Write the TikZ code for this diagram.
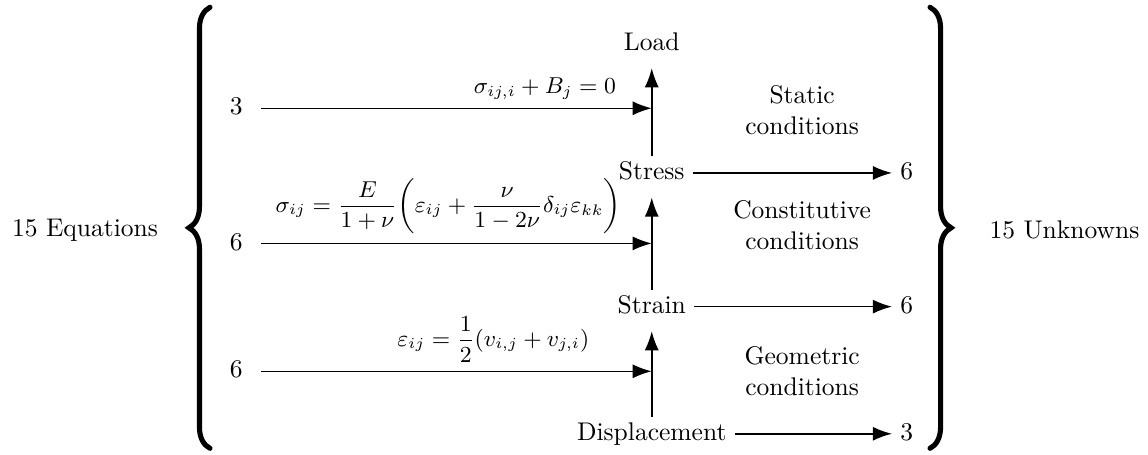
\documentclass[tikz,border=0pt]{standalone}
\usepackage{amsmath}
\usetikzlibrary{arrows.meta,decorations.pathreplacing}

\begin{document}
\begin{tikzpicture}[>={Latex[length=7.5pt,width=5.5pt]}, line width=0.6pt,
    word/.style={inner xsep=3pt, inner ysep=2pt, text height=1.6ex, text depth=0.4ex},
    law/.style={above, font=\small},
    cond/.style={align=center},
    bigbrace/.style={decorate, decoration={brace, amplitude=0.29cm}, line width=2pt, line cap=round}]
    % Khung hình
    \useasboundingbox (0,0) rectangle (15.80,6.25);

    % 1. Các đại lượng ở cột giữa
    \node[word] (load)   at (8.97,5.65) {Load};
    \node[word] (stress) at (8.97,3.87) {Stress};
    \node[word] (strain) at (8.97,2.03) {Strain};
    \node[word] (displ)  at (8.97,0.28) {Displacement};

    % 2. Mũi tên đi lên
    \draw[->, shorten >=3pt] (stress) -- (load);
    \draw[->, shorten >=3pt] (strain) -- (stress);
    \draw[->, shorten >=3pt] (displ) -- (strain);

    % 3. Số phương trình bên trái
    \node[word] (eqA) at (3.25,4.76) {3};
    \node[word] (eqB) at (3.25,2.90) {6};
    \node[word] (eqC) at (3.25,1.14) {6};

    \draw[->, shorten <=4pt] (eqA) -- (eqA -| stress);
    \draw[->, shorten <=4pt] (eqB) -- (eqB -| stress);
    \draw[->, shorten <=4pt] (eqC) -- (eqC -| stress);

    % 4. Các phương trình
    \node[law] (lawA) at (7.50,4.76) {$\sigma_{ij,i}+B_j=0$};
    \node[law] (lawB) at (6.17,2.90)
        {$\displaystyle\sigma_{ij}=\frac{E}{1+\nu}\biggl(\varepsilon_{ij}+\frac{\nu}{1-2\nu}\delta_{ij}\varepsilon_{kk}\biggr)$};
    \node[law] (lawC) at (6.79,1.14)
        {$\displaystyle\varepsilon_{ij}=\frac{1}{2}(v_{i,j}+v_{j,i})$};

    % 5. Số ẩn bên phải
    \node[word] (unA) at (12.48,3.87) {6};
    \node[word] (unB) at (12.48,2.03) {6};
    \node[word] (unC) at (12.48,0.28) {3};

    \draw[->] (stress) -- (unA);
    \draw[->] (strain) -- (unB);
    \draw[->] (displ) -- (unC);

    % 6. Tên các điều kiện
    \node[cond] (static) at (11.04,4.73) {Static\\conditions};
    \node[cond] (consti) at (11.04,3.15) {Constitutive\\conditions};
    \node[cond] (geom)   at (11.04,1.14) {Geometric\\conditions};

    % 7. Dấu ngoặc nhọn và nhãn
    \draw[bigbrace] (2.89,0.08) -- (2.89,6.15);
    \draw[bigbrace] (12.80,6.15) -- (12.80,0.08);

    \node (equations) at (1.17,3.08) {15 Equations};
    \node (unknowns)  at (14.65,3.08) {15 Unknowns};

\end{tikzpicture}
\end{document}
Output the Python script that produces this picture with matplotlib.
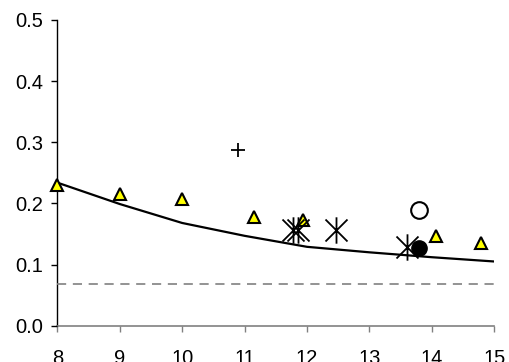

—————

● **Task requirements**:
Leave the pictures out, and restate exactly the lines from the start of the records through the one that contains "(displ) -- (unC);".

● **Reply**:
Write the TikZ code for this diagram.
\documentclass[tikz,border=0pt]{standalone}
\usepackage{amsmath}
\usetikzlibrary{arrows.meta,decorations.pathreplacing}

\begin{document}
\begin{tikzpicture}[>={Latex[length=7.5pt,width=5.5pt]}, line width=0.6pt,
    word/.style={inner xsep=3pt, inner ysep=2pt, text height=1.6ex, text depth=0.4ex},
    law/.style={above, font=\small},
    cond/.style={align=center},
    bigbrace/.style={decorate, decoration={brace, amplitude=0.29cm}, line width=2pt, line cap=round}]
    % Khung hình
    \useasboundingbox (0,0) rectangle (15.80,6.25);

    % 1. Các đại lượng ở cột giữa
    \node[word] (load)   at (8.97,5.65) {Load};
    \node[word] (stress) at (8.97,3.87) {Stress};
    \node[word] (strain) at (8.97,2.03) {Strain};
    \node[word] (displ)  at (8.97,0.28) {Displacement};

    % 2. Mũi tên đi lên
    \draw[->, shorten >=3pt] (stress) -- (load);
    \draw[->, shorten >=3pt] (strain) -- (stress);
    \draw[->, shorten >=3pt] (displ) -- (strain);

    % 3. Số phương trình bên trái
    \node[word] (eqA) at (3.25,4.76) {3};
    \node[word] (eqB) at (3.25,2.90) {6};
    \node[word] (eqC) at (3.25,1.14) {6};

    \draw[->, shorten <=4pt] (eqA) -- (eqA -| stress);
    \draw[->, shorten <=4pt] (eqB) -- (eqB -| stress);
    \draw[->, shorten <=4pt] (eqC) -- (eqC -| stress);

    % 4. Các phương trình
    \node[law] (lawA) at (7.50,4.76) {$\sigma_{ij,i}+B_j=0$};
    \node[law] (lawB) at (6.17,2.90)
        {$\displaystyle\sigma_{ij}=\frac{E}{1+\nu}\biggl(\varepsilon_{ij}+\frac{\nu}{1-2\nu}\delta_{ij}\varepsilon_{kk}\biggr)$};
    \node[law] (lawC) at (6.79,1.14)
        {$\displaystyle\varepsilon_{ij}=\frac{1}{2}(v_{i,j}+v_{j,i})$};

    % 5. Số ẩn bên phải
    \node[word] (unA) at (12.48,3.87) {6};
    \node[word] (unB) at (12.48,2.03) {6};
    \node[word] (unC) at (12.48,0.28) {3};

    \draw[->] (stress) -- (unA);
    \draw[->] (strain) -- (unB);
    \draw[->] (displ) -- (unC);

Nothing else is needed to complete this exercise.